Though they’re a staple to the more advanced photo editors among us, Camera Profiles are a little known about feature that many folks don’t know about, understand or use. If you’ve ever looked at your camera’s LCD screen, shot in RAW, and wanted your RAW image to look exactly like the JPEG then you’ve probably also spent a long time trying to match them up perfectly only to get disappointed. It’s tough, but it’s also honestly useless to try it when the camera manufacturer often gives you exactly what you need if you use Adobe Lightroom.
In Adobe Lightroom’s Develop panel, you simply go down to the Process area near the bottom, click on profile and scroll through. If you’re a Canon DSLR user, then you’ve probably known about this for a while due to the flat color profiles that are available to maximise dynamic range. If you shoot portraits, Canon has a profile for that that they’ve built into the camera–same goes with landscapes. These options can be found in the DSLR’s menu system. The same goes for Sony, Nikon, Olympus, Panasonic, Samsung, etc. But the user that this probably benefits the most is Fujifilm.
If you’re a Fujifilm camera user, then you also probably are very particular about your colors moreso than other camera users. Afterall, Fujifilm lets you shoot with a Velvia, Astia, Provia or Classic Chrome rendering depending on your camera. Replicating those colors manually isn’t easy to do, so incorporating the camera profile is the best option. Then from there you can make your individual tweaks.
Truthfully, this can help speed up your workflow, but as I’ve always said: a speedy workflow means nothing if you don’t get the image you want in the end.
When I shoot product photos for the Phoblographer using Fujifilm’s cameras, I often choose the Velvia camera profile. The product images are a series, so the profile is applied to and synced to each image that will go into the final display along with other minor tweaks like sharpness, clarity, etc. Then from there, I go through each image individually and make individual tweaks based on what my creative vision for the shoot dictates. It speeds up the workflow but it also helps me to actually create and render the images that I want in the end.
As I’ve found out on the Phoblographer’s Instagram, you folks like them too.
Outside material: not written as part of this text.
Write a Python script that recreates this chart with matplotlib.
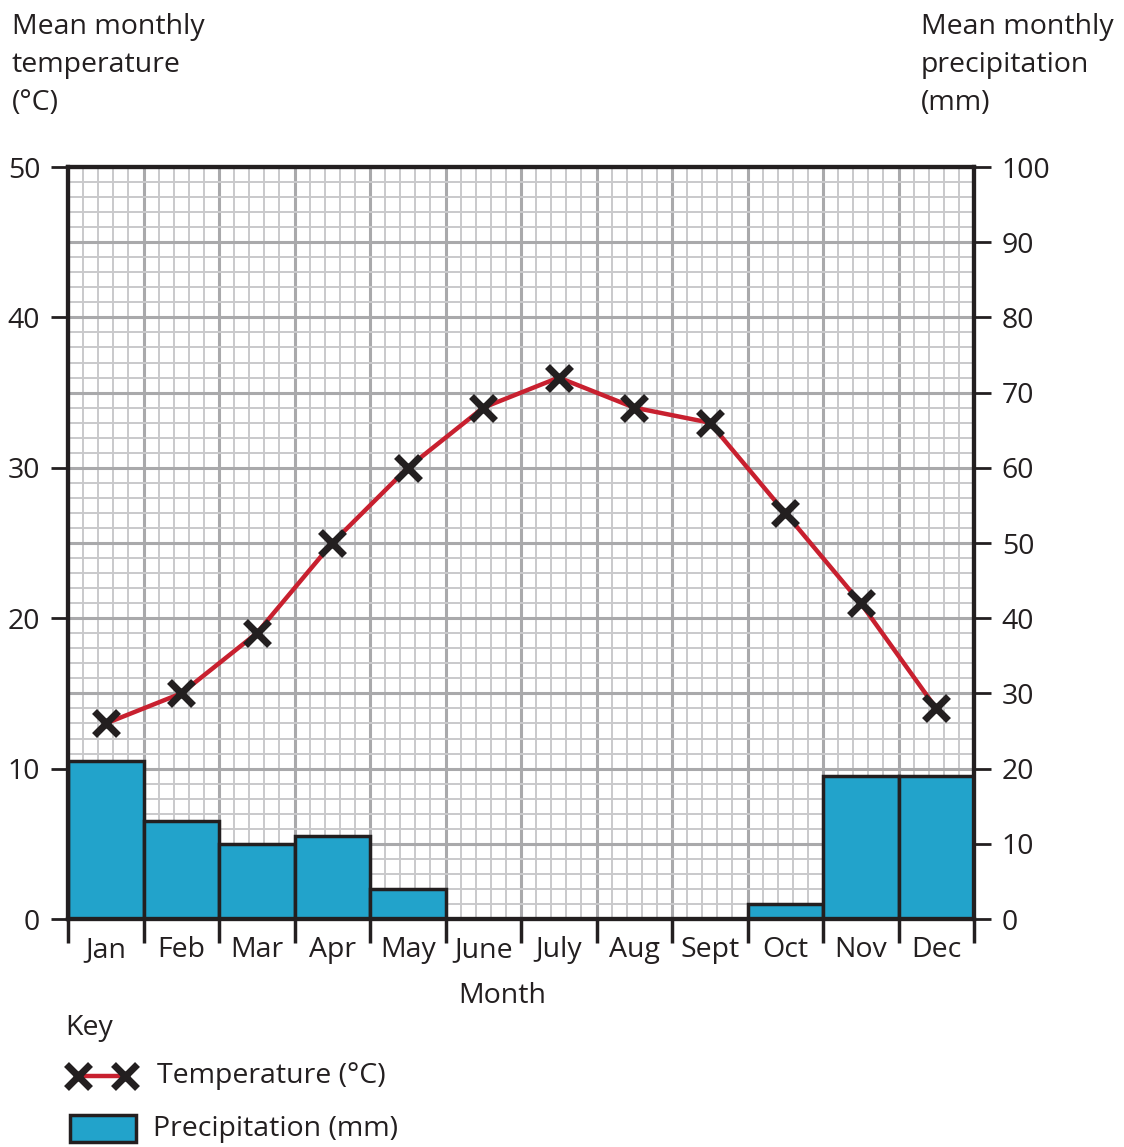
import numpy as np
import matplotlib
matplotlib.use("Agg")
from matplotlib import pyplot as plt
from matplotlib.patches import Rectangle
from matplotlib.lines import Line2D

plt.rcParams['font.family'] = ['Open Sans', 'DejaVu Sans']

# data
months = ['Jan', 'Feb', 'Mar', 'Apr', 'May', 'June', 'July', 'Aug', 'Sept', 'Oct', 'Nov', 'Dec']
temperature = [13, 15, 19, 25, 30, 34, 36, 34, 33, 27, 21, 14]
precipitation = [21, 13, 10, 11, 4, 0, 0, 0, 0, 2, 19, 19]
temp_ticks = [0, 10, 20, 30, 40, 50]
prec_ticks = [0, 10, 20, 30, 40, 50, 60, 70, 80, 90, 100]

ink = '#231f20'
bar_blue = '#22a3cb'
line_red = '#c8202f'
fs = 20.5

fig = plt.figure(figsize=(11.24, 11.47), dpi=100)
ax = fig.add_axes([68/1124, 1-919/1147, (974-68)/1124, (919-167)/1147])
ax2 = ax.twinx()

x = np.arange(len(months))
ax.set_xlim(-0.5, len(months)-0.5)
ax.set_ylim(0, 50)
ax2.set_ylim(0, 100)

#graph paper grid on the back axes
for v in np.arange(-0.5, len(months)-0.5+0.01, 0.2):
    major = abs((v+0.5) - round(v+0.5)) < 1e-6
    ax2.axvline(v, color='#a9a9ab' if major else '#c9c9cb', lw=2.2 if major else 1.4, zorder=0)
for v in range(0, 101, 2):
    major = v % 10 == 0
    ax2.axhline(v, color='#a9a9ab' if major else '#c9c9cb', lw=2.2 if major else 1.4, zorder=0)

ax2.bar(x, precipitation, width=1.0, color=bar_blue, edgecolor=ink, linewidth=2.5, zorder=2)

#temperature axis on top
ax.set_zorder(ax2.get_zorder()+1)
ax.patch.set_visible(False)
ax.plot(x, temperature, color=line_red, lw=3.2, zorder=3)
ax.plot(x, temperature, ls='none', marker='x', ms=17, mew=5, color=ink, zorder=4)

for a in (ax, ax2):
    for s in a.spines.values():
        s.set_linewidth(3)
        s.set_color(ink)

ax.set_yticks(temp_ticks)
ax.set_yticklabels([str(t) for t in temp_ticks], fontsize=fs, color=ink)
ax2.set_yticks(prec_ticks)
ax2.set_yticklabels([str(t) for t in prec_ticks], fontsize=fs, color=ink)
ax.tick_params(axis='y', length=12, width=2, color=ink, pad=8)
ax2.tick_params(axis='y', length=12, width=2, color=ink, pad=8)

ax.set_xticks(np.arange(-0.5, len(months)-0.5+0.01, 1.0))
ax.set_xticklabels([])
ax.tick_params(axis='x', length=17, width=2.5, color=ink)
for i, m in enumerate(months):
    ax.text(i, -0.023, m, transform=ax.get_xaxis_transform(), ha='center', va='top',
            fontsize=fs, color=ink)

fig.text(502/1124, 1-996/1147, 'Month', ha='center', va='center', fontsize=fs, color=ink)
fig.text(12/1124, 1-13/1147, 'Mean monthly\ntemperature\n(°C)', ha='left', va='top',
         fontsize=fs, color=ink, linespacing=1.47)
fig.text(921/1124, 1-13/1147, 'Mean monthly\nprecipitation\n(mm)', ha='left', va='top',
         fontsize=fs, color=ink, linespacing=1.47)

#key
fig.text(65/1124, 1-1028/1147, 'Key', ha='left', va='center', fontsize=fs, color=ink)
ky = 1-1076/1147
fig.add_artist(Line2D([78/1124, 125/1124], [ky, ky], color=line_red, lw=3.2))
fig.add_artist(Line2D([78/1124, 125/1124], [ky, ky], ls='none', marker='x', ms=17, mew=5, color=ink))
fig.text(157/1124, ky, 'Temperature (°C)', ha='left', va='center', fontsize=fs, color=ink)
fig.add_artist(Rectangle((70/1124, 1-1142/1147), 66/1124, 27/1147, facecolor=bar_blue,
                         edgecolor=ink, lw=2.5, transform=fig.transFigure))
fig.text(153/1124, 1-1129/1147, 'Precipitation (mm)', ha='left', va='center', fontsize=fs, color=ink)

fig.savefig('out.png', dpi=100)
But this process has a lot more applications than product photography:
- Wedding photography: for each room or lighting situation
- Portrait photography: for each session, look, etc
- Food photography: for each lighting situation, color scheme, etc
- Sports: generally you’re sticking to one color profile
- Photojournalism: same as weddings
- Landscape photography: you’re basically shooting everything with the same vivid color profile
These are just some of the ways this can be used. And again: while this is a great start to editing, I implore everyone to not just use it as a crutch, call it a day and export as is. Instead, exercise your creative freedom and develop something that’s unique to just you.